### Exercise brief
Print exactly the lines running from the one that holds "Write the seaborn" through the one that holds "import pandas as pd", please, and leave the pictures out.

--- start of Materials provided ---

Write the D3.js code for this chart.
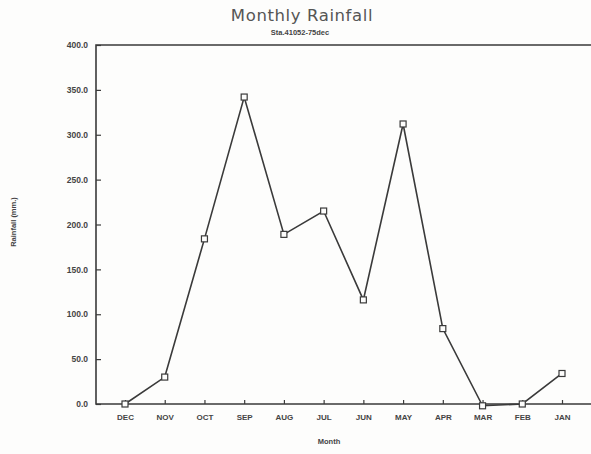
<!DOCTYPE html>
<html><head><meta charset="utf-8">
<script src="https://cdn.jsdelivr.net/npm/d3@7"></script>
<style>body{margin:0;background:#fdfdfc;}svg{display:block;}</style>
</head><body>
<script>
const months = ["DEC","NOV","OCT","SEP","AUG","JUL","JUN","MAY","APR","MAR","FEB","JAN"];
const rainfall = [0, 30, 184, 342, 189, 215, 116, 312, 84, -2, 0, 34];
const yTicks = [0, 50, 100, 150, 200, 250, 300, 350, 400];
const titleText = "Monthly Rainfall";
const subtitleText = "Sta.41052-75dec";
const xTitle = "Month";
const yTitle = "Rainfall (mm.)";

const W = 591, H = 454;
const svg = d3.select("body").append("svg").attr("width", W).attr("height", H);
const mLeft = 96, mTop = 45, mBottom = 404, mRight = 600;
const x = d3.scalePoint().domain(months).range([125, 562]);
const y = d3.scaleLinear().domain([0, 400]).range([mBottom, mTop]);
const ink = "#3a3a3a";

// frame
svg.append("path").attr("d", `M${mRight},${mTop}H${mLeft}V${mBottom}H${mRight}`)
  .attr("fill","none").attr("stroke", ink).attr("stroke-width", 1.6);

// y axis
const ya = svg.append("g").attr("transform", `translate(${mLeft},0)`)
  .call(d3.axisLeft(y).tickValues(yTicks).tickSize(-5).tickPadding(8).tickFormat(d3.format(".1f")));
ya.select(".domain").remove();
ya.selectAll("line").attr("stroke", ink).attr("stroke-width", 1.2);
ya.selectAll("text").attr("font-family","Liberation Sans, Arial, sans-serif").attr("font-size", 8.5)
  .attr("font-weight","bold").attr("fill","#444");

// x axis
const xa = svg.append("g").attr("transform", `translate(0,${mBottom})`)
  .call(d3.axisBottom(x).tickSize(-4).tickPadding(10));
xa.select(".domain").remove();
xa.selectAll("line").attr("stroke", ink).attr("stroke-width", 1.2);
xa.selectAll("text").attr("font-family","Liberation Sans, Arial, sans-serif").attr("font-size", 8)
  .attr("font-weight","bold").attr("fill","#444");

// line
const line = d3.line().x((d,i)=>x(months[i])).y(d=>y(d));
svg.append("path").datum(rainfall).attr("d", line).attr("fill","none")
  .attr("stroke", ink).attr("stroke-width", 1.6).attr("stroke-linejoin","miter");

svg.selectAll("rect.m").data(rainfall).join("rect").attr("class","m")
  .attr("x",(d,i)=>x(months[i])-3).attr("y",d=>y(d)-3).attr("width",6).attr("height",6)
  .attr("fill","#fdfdfc").attr("stroke", ink).attr("stroke-width",1.2);

// titles
svg.append("text").attr("x", 302).attr("y", 21).attr("text-anchor","middle")
  .attr("font-family","DejaVu Sans, sans-serif").attr("font-size", 16.5).attr("fill","#555")
  .attr("letter-spacing", 0.6).text(titleText);
svg.append("text").attr("x", 300).attr("y", 35).attr("text-anchor","middle")
  .attr("font-family","Liberation Sans, Arial, sans-serif").attr("font-size", 7.5).attr("font-weight","bold")
  .attr("fill","#444").text(subtitleText);
svg.append("text").attr("x", 329).attr("y", 444).attr("text-anchor","middle")
  .attr("font-family","Liberation Sans, Arial, sans-serif").attr("font-size", 7.5).attr("font-weight","bold")
  .attr("fill","#444").text(xTitle);
svg.append("text").attr("transform","translate(16,222) rotate(-90)").attr("text-anchor","middle")
  .attr("font-family","Liberation Sans, Arial, sans-serif").attr("font-size", 7.5).attr("font-weight","bold")
  .attr("fill","#444").text(yTitle);
</script>
</body></html>
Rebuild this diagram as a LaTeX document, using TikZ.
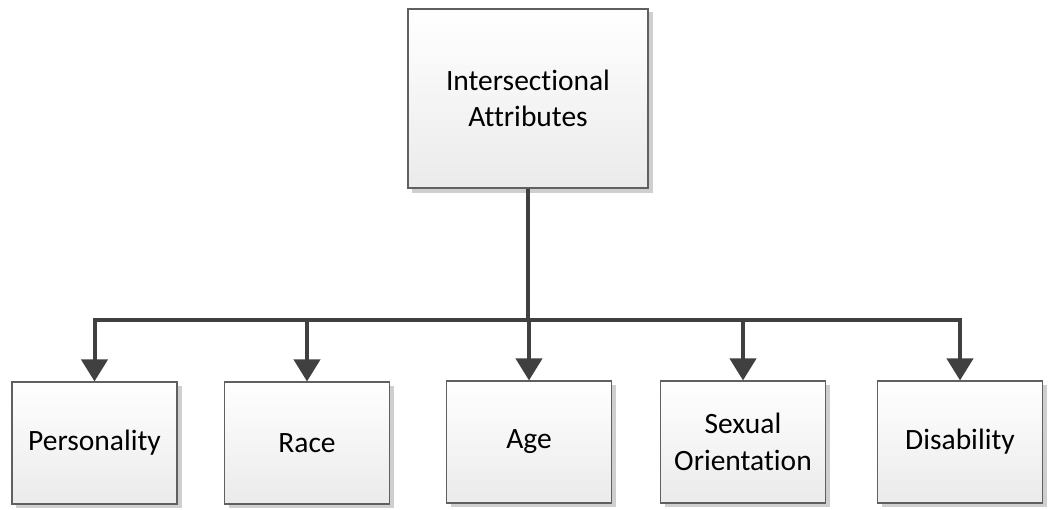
\documentclass[tikz,border=0pt]{standalone}
\usepackage{fontspec}
\setmainfont[Ligatures={NoCommon,NoRare}]{Carlito}
\usetikzlibrary{arrows.meta}
\definecolor{boxline}{HTML}{606060}
\definecolor{wire}{HTML}{404040}
\definecolor{shade}{HTML}{CFCFCF}
\begin{document}
\begin{tikzpicture}[x=1pt,y=1pt,
  attr/.style={draw=boxline, line width=1.1pt, top color=white, bottom color=black!8,
    align=center, inner sep=0pt, text=black,
    font=\fontsize{29.5}{36.5}\selectfont,
    minimum width=165pt, minimum height=122pt},
  rootbox/.style={attr, minimum width=240pt, minimum height=179pt},
  shadowbox/.style={fill=shade, draw=none},
  link/.style={draw=wire, line width=4pt, -{Triangle[width=26pt,length=22pt]}}]
\useasboundingbox (0,0) rectangle (1049,509);

% drop shadows
\fill[shadowbox] (412,316) rectangle (653,497);
\foreach \cx/\cy in {94.5/66, 307/66, 529/67, 743/67, 960/67}
  \fill[shadowbox] (\cx-78.5,\cy-65) rectangle (\cx+87,\cy+57);

% boxes
\node[rootbox] (root) at (528,410.5) {Intersectional\\Attributes};
\node[attr] (pers) at (94.5,66) {Personality};
\node[attr] (race) at (307,66) {Race};
\node[attr] (age)  at (529,67) {Age};
\node[attr] (sex)  at (743,67) {Sexual\\Orientation};
\node[attr] (dis)  at (960,67) {Disability};

% tree connectors from the root through the bus line
\foreach \t in {pers,race,age,sex,dis}
  \draw[link] (root.south) |- (528,189) -| (\t.north);
\end{tikzpicture}
\end{document}
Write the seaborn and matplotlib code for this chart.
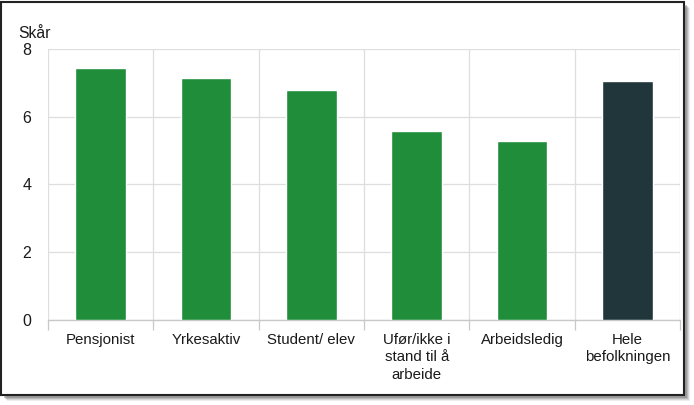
import matplotlib
matplotlib.use("Agg")
import matplotlib.pyplot as plt
from matplotlib.patches import Rectangle
from matplotlib.ticker import FixedLocator
import seaborn as sns
import pandas as pd

categories = ["Pensjonist", "Yrkesaktiv", "Student/ elev",
              "Ufør/ikke i\nstand til å\narbeide", "Arbeidsledig",
              "Hele\nbefolkningen"]
values = [7.45, 7.15, 6.78, 5.57, 5.27, 7.07]
bar_colors = ["#1f8d3a", "#1f8d3a", "#1f8d3a", "#1f8d3a", "#1f8d3a", "#21363b"]
y_ticks = [0, 2, 4, 6, 8]
y_label = "Skår"

sns.set_theme(style="white")
plt.rcParams['font.family'] = ['Liberation Sans', 'DejaVu Sans']

W, H = 694, 405
fig = plt.figure(figsize=(W / 100, H / 100), dpi=100)

# frame with drop shadow
for i, a in enumerate([0.10, 0.15, 0.22, 0.3]):
    off = 6 - i
    fig.patches.append(Rectangle(((1 + off) / W, (H - 395 - off) / H),
                                 683 / W, 393 / H, transform=fig.transFigure,
                                 facecolor="#555555", edgecolor="none", alpha=a, zorder=0))
fig.patches.append(Rectangle((1 / W, (H - 395) / H), 683 / W, 393.5 / H,
                             transform=fig.transFigure, facecolor="white",
                             edgecolor="#222222", linewidth=1.5, zorder=1))

ax = fig.add_axes([48 / W, 1 - 320 / H, (680 - 48) / W, (320 - 49) / H])
ax.set_zorder(2)
ax.patch.set_alpha(0)

df = pd.DataFrame({"cat": categories, "val": values})
sns.barplot(data=df, x="cat", y="val", hue="cat", palette=bar_colors,
            width=0.48, legend=False, ax=ax, saturation=1, zorder=3)

ax.set_xlim(-0.5, len(categories) - 0.5)
ax.set_ylim(0, 8)
ax.set_yticks(y_ticks)
ax.set_xlabel("")
ax.set_ylabel("")

ax.xaxis.set_minor_locator(FixedLocator([i - 0.5 for i in range(len(categories) + 1)]))
ax.grid(True, axis="y", which="major", color="#dedede", linewidth=0.9, zorder=0)
ax.grid(True, axis="x", which="minor", color="#dedede", linewidth=0.9, zorder=0)
ax.grid(False, axis="x", which="major")
ax.set_axisbelow(True)

ax.tick_params(axis="x", which="major", length=0, pad=9.5, labelsize=10.8, labelcolor="#1a1a1a")
ax.tick_params(axis="x", which="minor", length=7.5, width=0.9, color="#c8c8c8", bottom=True)
ax.tick_params(axis="y", length=0, pad=12, labelsize=11.5, labelcolor="#1a1a1a")
for lbl in ax.get_xticklabels():
    lbl.set_linespacing(1.3)

for s in ["top", "right", "left"]:
    ax.spines[s].set_visible(False)
ax.spines["bottom"].set_color("#c8c8c8")
ax.spines["bottom"].set_linewidth(1.0)

fig.text(18 / W, 1 - 33 / H, y_label, fontsize=11.3, color="#1a1a1a",
         ha="left", va="center", zorder=5)

fig.savefig("out.png", dpi=100)
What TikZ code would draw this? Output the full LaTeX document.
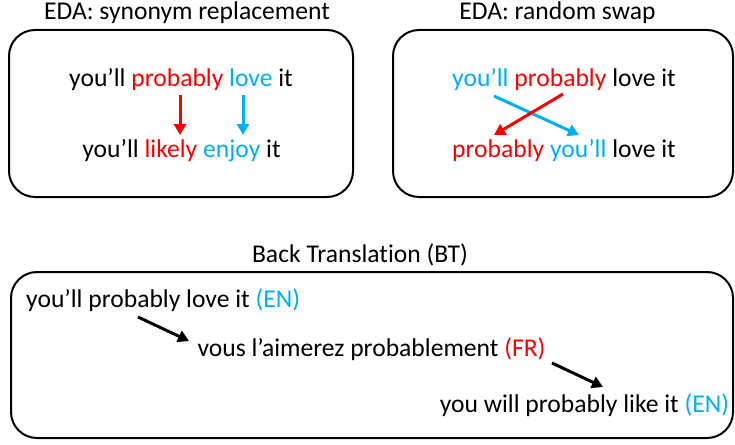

--- end of Materials provided ---

### Task response
Write the seaborn and matplotlib code for this chart.
import matplotlib
matplotlib.use("Agg")
import matplotlib.pyplot as plt
from matplotlib.patches import Rectangle
from matplotlib.ticker import FixedLocator
import seaborn as sns
import pandas as pd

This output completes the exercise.